What this means for procurement teams

The growing role of exports in US dairy has several implications for domestic buyers.

Global prices increasingly influence domestic prices. The US Weekly noted that “the connection between prices from Europe, New Zealand, and the United States is higher when the export dependence is higher,” and as more US dairy goes overseas, domestic pricing tracks global benchmarks more closely.

Currency swings matter. The 14.5% EUR/USD move through the period reshaped competitive positioning for every globally traded dairy product, something the US Weekly highlighted repeatedly as a factor in export competitiveness.

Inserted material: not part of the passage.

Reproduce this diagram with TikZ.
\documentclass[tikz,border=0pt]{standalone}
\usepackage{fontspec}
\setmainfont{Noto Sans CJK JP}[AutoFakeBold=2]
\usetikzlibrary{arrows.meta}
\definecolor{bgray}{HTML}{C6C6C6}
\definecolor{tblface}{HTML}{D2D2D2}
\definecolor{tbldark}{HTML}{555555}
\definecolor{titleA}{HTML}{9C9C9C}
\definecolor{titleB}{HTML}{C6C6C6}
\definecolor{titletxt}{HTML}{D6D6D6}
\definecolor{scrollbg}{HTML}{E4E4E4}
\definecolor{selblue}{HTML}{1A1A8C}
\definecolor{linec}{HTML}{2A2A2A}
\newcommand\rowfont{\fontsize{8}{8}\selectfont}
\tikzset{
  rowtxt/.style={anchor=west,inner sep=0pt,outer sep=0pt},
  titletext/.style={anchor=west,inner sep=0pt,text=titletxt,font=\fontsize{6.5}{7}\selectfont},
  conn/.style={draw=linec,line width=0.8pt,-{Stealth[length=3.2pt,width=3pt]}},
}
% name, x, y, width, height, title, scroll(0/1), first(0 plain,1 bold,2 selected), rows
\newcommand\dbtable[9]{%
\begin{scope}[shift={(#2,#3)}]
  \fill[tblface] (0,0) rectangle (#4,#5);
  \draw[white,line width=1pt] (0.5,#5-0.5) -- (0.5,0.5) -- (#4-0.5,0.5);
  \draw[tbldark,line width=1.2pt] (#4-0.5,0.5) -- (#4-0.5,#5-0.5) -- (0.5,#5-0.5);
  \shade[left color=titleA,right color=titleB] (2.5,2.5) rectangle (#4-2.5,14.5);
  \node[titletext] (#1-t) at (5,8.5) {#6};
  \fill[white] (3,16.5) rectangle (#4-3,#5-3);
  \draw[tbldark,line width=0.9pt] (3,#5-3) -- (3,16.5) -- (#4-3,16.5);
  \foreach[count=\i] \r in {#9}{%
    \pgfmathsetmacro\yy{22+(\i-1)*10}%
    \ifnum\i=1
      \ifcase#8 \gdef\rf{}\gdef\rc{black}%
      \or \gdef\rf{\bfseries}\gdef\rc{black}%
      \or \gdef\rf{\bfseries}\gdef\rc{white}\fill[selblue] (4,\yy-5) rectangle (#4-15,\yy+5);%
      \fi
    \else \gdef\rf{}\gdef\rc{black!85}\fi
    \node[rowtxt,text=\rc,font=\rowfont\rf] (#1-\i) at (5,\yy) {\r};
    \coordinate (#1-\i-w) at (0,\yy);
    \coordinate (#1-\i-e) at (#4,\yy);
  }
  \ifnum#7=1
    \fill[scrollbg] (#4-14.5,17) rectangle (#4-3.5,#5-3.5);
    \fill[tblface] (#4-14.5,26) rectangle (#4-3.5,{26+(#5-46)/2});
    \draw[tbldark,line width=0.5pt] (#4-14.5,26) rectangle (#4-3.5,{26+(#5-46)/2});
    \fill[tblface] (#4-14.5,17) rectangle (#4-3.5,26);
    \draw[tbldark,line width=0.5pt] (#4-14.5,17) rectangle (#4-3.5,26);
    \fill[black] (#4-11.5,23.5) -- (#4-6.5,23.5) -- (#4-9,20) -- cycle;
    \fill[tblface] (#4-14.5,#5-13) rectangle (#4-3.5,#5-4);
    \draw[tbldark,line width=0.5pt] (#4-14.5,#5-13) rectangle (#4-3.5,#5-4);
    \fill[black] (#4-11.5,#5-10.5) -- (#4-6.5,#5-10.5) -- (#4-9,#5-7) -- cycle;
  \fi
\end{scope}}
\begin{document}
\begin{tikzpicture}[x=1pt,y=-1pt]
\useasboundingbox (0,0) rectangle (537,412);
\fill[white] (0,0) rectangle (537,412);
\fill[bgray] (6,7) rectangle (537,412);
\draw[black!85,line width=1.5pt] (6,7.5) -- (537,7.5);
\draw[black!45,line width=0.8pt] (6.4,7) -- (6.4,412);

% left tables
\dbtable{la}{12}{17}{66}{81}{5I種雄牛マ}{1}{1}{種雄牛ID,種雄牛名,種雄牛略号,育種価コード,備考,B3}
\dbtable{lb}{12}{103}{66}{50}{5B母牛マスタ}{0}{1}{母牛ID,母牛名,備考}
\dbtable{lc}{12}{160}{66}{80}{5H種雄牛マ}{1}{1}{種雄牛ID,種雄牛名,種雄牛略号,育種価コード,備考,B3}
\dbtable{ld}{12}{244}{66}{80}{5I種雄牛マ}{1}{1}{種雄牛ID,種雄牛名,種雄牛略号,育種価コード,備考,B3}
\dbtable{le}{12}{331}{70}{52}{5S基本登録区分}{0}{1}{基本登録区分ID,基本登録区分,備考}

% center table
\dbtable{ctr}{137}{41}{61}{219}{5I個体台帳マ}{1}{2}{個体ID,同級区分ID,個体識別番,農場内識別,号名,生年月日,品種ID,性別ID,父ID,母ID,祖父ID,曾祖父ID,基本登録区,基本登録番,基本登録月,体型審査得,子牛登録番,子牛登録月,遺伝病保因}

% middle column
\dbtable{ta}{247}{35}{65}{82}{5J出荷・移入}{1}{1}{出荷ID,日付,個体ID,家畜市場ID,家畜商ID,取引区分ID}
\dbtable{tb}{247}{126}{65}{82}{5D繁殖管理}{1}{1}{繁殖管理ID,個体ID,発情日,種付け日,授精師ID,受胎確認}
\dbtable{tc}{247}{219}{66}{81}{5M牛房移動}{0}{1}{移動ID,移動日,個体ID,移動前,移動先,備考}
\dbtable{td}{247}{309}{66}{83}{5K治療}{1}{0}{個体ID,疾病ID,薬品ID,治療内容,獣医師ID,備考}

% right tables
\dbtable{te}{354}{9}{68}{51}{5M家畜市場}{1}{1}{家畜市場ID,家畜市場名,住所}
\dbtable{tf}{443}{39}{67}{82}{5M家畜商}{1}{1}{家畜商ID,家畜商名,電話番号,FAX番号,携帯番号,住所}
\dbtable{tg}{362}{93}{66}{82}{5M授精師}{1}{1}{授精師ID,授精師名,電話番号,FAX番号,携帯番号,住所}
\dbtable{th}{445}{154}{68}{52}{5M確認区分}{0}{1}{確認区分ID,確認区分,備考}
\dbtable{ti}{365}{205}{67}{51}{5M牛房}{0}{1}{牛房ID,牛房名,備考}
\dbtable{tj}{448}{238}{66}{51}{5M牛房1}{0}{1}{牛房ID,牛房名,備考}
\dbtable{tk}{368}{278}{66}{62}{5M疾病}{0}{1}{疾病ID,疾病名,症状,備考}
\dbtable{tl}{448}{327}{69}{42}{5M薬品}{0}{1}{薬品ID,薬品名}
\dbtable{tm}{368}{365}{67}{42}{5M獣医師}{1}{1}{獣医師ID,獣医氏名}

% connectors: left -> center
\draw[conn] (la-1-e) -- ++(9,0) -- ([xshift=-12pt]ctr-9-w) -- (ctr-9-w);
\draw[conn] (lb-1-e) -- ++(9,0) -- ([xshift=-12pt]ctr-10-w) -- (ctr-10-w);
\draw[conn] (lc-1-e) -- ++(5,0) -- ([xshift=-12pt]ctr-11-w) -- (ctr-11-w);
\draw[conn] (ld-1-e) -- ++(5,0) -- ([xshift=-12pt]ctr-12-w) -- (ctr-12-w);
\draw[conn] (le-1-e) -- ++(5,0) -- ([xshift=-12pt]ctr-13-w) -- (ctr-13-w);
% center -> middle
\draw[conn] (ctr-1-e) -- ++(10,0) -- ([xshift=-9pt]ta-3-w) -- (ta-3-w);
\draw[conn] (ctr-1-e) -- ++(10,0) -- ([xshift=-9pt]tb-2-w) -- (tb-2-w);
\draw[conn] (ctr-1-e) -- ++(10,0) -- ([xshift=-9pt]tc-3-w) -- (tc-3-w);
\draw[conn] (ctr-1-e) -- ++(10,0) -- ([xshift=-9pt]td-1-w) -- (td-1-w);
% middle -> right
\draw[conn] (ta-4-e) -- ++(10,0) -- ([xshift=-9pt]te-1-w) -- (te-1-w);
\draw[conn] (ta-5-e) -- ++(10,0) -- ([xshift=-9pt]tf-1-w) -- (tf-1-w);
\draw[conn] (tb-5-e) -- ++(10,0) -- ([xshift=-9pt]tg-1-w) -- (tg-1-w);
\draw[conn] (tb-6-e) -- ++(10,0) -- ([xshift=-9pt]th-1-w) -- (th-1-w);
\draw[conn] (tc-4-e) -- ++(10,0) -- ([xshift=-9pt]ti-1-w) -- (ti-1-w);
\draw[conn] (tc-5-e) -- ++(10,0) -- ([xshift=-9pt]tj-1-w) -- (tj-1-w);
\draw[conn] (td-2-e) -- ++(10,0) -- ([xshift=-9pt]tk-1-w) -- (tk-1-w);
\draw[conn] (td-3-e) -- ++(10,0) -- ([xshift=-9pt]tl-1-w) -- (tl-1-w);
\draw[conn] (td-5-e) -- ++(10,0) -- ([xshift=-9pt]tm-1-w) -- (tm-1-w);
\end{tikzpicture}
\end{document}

Trade policy creates uncertainty. The US had tariff threat letters out to 7 of the top 10 whey export destinations simultaneously, and the US Weekly noted that “the possibility of 8 out of 10 biggest buyers shifting demand elsewhere creates a completely different market.”

Export exposure varies by product. NFDM (up to 80% exported) is far more exposed to trade disruption than butter (historically net-imported), with cheese sitting in the middle. Understanding which ingredients come from heavily exported categories helps assess supply risk.

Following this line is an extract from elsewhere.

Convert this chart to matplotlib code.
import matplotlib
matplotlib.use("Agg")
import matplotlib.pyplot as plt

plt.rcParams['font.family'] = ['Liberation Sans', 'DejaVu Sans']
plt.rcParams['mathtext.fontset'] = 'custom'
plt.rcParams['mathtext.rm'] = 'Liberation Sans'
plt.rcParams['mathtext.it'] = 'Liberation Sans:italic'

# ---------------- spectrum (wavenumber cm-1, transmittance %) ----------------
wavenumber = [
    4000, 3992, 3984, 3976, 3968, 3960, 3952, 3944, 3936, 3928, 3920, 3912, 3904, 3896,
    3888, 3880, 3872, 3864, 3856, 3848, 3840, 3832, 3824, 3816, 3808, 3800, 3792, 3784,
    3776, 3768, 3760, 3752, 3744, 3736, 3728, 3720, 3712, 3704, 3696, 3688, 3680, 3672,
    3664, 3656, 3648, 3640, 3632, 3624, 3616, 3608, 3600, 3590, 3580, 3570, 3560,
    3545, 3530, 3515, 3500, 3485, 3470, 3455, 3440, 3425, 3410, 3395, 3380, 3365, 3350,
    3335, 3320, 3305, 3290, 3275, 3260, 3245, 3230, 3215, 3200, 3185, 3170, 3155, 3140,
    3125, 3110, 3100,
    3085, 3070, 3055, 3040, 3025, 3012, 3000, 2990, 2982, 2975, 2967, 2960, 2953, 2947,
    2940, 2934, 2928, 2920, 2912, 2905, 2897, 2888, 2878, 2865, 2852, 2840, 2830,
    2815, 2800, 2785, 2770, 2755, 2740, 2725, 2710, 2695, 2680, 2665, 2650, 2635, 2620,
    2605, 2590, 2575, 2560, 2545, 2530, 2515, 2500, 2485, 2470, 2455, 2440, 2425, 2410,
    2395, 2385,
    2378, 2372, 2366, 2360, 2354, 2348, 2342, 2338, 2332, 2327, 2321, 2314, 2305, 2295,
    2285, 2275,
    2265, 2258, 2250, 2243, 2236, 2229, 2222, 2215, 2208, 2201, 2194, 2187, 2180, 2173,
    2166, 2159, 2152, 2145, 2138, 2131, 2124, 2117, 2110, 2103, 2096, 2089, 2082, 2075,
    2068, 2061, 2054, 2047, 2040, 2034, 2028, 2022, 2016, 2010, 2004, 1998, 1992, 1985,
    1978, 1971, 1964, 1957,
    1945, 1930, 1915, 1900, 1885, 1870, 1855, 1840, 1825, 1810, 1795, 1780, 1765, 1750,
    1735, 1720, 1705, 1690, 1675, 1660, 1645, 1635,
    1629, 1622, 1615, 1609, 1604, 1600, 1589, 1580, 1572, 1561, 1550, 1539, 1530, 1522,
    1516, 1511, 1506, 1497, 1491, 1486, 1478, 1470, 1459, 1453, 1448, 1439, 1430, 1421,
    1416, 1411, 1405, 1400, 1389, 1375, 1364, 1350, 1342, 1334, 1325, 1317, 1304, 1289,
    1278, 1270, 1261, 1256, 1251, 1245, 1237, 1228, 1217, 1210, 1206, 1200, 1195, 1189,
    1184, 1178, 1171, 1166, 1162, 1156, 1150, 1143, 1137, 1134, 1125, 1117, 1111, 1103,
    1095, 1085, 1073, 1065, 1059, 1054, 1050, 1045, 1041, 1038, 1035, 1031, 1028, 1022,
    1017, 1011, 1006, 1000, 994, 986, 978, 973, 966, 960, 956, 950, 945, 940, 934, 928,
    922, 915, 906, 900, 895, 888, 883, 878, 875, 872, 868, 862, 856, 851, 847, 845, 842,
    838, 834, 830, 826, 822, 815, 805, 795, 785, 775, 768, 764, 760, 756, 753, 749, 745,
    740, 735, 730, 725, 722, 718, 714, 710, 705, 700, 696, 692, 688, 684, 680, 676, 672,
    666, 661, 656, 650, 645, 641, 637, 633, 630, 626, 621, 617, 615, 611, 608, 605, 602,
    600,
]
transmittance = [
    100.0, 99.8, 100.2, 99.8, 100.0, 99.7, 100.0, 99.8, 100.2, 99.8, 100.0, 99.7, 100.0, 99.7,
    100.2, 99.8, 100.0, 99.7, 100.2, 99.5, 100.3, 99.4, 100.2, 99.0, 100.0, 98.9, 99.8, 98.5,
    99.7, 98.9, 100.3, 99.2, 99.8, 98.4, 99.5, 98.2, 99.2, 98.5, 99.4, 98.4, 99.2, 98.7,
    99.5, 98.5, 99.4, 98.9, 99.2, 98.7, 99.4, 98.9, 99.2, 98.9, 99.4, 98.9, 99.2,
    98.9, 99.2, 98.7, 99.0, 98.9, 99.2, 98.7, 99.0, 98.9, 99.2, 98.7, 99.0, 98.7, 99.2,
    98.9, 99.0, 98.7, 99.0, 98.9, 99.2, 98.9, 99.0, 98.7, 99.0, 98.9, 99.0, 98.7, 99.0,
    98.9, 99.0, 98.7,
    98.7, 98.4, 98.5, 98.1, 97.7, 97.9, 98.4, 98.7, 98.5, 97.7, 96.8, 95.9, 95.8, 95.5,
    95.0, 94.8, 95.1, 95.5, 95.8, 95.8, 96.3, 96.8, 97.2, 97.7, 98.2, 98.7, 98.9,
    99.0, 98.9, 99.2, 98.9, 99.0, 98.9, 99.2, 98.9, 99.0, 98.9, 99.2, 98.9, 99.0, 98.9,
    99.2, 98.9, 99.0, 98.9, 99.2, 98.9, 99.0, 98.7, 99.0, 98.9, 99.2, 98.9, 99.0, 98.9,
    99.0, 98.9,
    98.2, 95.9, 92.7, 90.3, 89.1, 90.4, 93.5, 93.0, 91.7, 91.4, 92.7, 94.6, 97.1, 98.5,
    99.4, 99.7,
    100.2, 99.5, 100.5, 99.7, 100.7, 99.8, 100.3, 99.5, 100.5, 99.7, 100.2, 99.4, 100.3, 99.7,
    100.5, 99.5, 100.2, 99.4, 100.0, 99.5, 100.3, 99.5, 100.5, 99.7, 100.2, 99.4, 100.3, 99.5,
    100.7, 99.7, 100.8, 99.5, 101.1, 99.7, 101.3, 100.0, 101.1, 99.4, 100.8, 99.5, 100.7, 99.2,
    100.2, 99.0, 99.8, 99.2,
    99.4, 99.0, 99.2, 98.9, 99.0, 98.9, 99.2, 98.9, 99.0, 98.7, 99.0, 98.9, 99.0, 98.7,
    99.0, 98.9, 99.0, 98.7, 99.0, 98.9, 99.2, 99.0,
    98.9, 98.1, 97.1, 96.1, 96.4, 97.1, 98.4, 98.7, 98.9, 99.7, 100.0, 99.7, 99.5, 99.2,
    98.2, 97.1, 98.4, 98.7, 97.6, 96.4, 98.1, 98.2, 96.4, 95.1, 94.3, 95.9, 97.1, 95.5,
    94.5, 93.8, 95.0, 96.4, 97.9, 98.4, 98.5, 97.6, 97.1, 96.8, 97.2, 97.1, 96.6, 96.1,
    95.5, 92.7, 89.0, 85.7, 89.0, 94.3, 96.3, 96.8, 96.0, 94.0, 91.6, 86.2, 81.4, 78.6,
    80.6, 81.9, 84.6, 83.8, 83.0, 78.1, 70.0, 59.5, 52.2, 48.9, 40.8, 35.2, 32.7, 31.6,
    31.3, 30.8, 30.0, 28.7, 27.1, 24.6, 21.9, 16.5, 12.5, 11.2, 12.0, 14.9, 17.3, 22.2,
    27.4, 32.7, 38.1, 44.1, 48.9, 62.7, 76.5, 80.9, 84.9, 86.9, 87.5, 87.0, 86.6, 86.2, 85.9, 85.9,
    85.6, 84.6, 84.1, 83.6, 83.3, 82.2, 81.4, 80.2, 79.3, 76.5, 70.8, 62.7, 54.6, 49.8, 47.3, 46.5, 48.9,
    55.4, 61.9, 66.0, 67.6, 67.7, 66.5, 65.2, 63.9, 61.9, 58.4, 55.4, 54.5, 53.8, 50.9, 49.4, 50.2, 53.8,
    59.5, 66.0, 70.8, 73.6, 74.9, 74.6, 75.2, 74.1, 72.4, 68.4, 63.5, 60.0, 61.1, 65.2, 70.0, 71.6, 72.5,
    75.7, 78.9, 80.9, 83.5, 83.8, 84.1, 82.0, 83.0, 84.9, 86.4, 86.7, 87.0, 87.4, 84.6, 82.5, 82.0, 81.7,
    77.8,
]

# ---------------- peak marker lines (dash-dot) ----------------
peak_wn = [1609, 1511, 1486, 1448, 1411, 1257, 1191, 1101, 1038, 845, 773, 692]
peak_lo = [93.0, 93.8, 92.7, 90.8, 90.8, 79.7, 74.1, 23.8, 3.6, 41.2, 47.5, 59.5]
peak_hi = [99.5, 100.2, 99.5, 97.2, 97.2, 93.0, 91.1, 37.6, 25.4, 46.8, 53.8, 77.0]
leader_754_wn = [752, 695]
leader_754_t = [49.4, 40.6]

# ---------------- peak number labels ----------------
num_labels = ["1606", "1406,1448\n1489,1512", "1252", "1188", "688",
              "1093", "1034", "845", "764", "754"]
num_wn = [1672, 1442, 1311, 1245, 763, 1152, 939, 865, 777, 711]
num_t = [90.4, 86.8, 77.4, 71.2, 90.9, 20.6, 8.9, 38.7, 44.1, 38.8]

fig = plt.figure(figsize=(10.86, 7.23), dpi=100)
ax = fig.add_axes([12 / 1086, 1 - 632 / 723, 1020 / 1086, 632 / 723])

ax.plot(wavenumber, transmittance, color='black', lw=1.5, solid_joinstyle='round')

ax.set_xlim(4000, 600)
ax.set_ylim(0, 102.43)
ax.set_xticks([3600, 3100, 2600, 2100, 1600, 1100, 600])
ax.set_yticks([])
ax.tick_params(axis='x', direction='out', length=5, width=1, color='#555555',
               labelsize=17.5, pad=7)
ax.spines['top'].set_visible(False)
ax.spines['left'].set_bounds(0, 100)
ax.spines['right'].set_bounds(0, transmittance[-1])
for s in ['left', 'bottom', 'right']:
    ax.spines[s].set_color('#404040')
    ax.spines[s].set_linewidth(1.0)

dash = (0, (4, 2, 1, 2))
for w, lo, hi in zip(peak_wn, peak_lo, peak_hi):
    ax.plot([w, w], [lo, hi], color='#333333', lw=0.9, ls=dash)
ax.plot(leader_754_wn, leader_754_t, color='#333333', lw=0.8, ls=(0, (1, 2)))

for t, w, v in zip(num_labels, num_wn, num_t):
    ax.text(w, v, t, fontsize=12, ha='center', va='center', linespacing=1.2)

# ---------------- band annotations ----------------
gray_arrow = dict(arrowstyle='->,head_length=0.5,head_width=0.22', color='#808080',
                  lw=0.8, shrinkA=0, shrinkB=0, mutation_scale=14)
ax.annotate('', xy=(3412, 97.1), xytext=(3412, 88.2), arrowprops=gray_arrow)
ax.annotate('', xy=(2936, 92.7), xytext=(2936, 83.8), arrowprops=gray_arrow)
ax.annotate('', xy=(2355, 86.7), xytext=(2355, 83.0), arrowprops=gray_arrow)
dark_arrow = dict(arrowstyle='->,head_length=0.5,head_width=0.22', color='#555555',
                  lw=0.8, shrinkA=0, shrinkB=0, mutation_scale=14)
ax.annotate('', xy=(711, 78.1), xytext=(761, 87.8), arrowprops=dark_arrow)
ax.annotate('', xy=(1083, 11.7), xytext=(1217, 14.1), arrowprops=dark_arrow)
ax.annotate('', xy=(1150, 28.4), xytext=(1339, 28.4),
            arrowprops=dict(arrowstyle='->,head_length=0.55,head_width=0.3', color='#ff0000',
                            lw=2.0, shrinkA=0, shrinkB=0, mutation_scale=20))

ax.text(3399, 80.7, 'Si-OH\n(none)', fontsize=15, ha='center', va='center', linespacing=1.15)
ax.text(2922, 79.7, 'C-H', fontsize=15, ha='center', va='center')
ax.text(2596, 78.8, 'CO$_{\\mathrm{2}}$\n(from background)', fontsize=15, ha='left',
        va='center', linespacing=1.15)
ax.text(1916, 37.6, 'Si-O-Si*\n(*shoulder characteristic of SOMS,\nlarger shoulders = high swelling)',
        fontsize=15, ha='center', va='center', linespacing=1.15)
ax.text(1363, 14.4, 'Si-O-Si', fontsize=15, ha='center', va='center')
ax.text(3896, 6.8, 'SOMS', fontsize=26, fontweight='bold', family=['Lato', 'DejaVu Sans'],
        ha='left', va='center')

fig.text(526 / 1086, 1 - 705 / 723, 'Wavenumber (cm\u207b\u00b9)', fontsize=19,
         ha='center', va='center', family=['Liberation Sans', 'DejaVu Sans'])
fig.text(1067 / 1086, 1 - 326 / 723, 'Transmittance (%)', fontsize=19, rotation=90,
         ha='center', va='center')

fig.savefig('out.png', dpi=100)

Export growth affects domestic availability. The 166% surge in butterfat exports and the 92 million extra pounds of cheese shipped overseas are volumes that didn’t stay domestic, and the -17% butter stock deficit occurred alongside record exports.

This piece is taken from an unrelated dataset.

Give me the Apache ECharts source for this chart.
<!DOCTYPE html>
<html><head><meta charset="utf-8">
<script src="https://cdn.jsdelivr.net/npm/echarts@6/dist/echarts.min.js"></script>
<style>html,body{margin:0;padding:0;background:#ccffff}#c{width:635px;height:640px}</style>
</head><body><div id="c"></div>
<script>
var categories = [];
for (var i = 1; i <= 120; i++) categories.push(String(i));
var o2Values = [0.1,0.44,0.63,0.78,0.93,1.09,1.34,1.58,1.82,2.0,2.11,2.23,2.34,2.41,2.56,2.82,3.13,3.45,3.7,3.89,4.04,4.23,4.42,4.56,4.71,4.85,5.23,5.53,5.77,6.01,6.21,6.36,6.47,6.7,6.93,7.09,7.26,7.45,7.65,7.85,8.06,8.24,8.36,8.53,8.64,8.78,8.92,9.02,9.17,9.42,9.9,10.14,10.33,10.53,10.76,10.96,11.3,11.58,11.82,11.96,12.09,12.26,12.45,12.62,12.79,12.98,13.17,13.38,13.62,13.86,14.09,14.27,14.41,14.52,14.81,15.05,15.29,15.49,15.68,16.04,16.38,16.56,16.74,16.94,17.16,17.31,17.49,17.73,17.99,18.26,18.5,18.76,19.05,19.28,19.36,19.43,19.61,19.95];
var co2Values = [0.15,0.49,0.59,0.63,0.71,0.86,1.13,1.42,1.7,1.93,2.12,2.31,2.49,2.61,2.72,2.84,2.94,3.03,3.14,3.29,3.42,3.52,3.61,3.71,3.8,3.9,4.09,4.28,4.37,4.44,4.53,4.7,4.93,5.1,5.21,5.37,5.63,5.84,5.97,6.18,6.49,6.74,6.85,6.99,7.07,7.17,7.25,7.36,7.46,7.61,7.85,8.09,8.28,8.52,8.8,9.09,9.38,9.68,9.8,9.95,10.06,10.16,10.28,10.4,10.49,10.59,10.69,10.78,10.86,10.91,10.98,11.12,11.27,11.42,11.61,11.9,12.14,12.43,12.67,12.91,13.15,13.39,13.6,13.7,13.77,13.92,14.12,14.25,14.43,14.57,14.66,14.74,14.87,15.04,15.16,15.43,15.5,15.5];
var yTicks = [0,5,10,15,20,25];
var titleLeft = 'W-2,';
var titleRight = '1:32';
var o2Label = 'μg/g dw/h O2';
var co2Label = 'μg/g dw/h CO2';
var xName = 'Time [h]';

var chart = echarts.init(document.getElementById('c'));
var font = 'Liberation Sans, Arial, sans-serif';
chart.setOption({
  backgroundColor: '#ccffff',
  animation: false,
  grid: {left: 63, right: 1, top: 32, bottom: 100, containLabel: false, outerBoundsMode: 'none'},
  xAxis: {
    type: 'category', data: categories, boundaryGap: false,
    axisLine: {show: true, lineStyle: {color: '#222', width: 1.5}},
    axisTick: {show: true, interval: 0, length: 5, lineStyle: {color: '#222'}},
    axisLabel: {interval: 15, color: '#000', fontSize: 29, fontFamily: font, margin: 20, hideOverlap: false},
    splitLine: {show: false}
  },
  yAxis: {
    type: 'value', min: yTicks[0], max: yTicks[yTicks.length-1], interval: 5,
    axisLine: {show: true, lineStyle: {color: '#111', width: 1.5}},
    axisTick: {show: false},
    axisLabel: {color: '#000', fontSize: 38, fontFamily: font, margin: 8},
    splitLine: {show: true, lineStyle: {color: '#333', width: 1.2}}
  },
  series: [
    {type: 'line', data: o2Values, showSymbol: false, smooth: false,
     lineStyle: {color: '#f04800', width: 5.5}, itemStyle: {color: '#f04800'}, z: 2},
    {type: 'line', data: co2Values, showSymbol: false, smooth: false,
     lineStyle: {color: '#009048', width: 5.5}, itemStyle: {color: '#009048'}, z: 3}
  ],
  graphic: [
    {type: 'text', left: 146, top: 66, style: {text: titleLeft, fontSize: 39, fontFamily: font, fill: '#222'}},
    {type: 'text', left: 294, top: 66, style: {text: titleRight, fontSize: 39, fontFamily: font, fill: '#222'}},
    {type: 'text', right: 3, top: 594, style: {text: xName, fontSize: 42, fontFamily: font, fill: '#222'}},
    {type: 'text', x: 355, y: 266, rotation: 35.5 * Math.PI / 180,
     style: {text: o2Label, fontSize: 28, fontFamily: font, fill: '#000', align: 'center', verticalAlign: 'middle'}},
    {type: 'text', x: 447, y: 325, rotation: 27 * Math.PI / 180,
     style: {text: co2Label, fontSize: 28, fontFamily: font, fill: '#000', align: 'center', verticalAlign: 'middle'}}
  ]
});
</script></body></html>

What’s next for US dairy exports?

The US dairy export picture moves fast. Every week, new trade data, tariff developments, and currency moves reshape the competitive landscape.

Our US Weekly covers all of it: exports, cheese, butter, whey, NFDM, milk production, and the global forces pulling US dairy prices in every direction. Written by Vesper’s dairy team, delivered to your inbox every Friday.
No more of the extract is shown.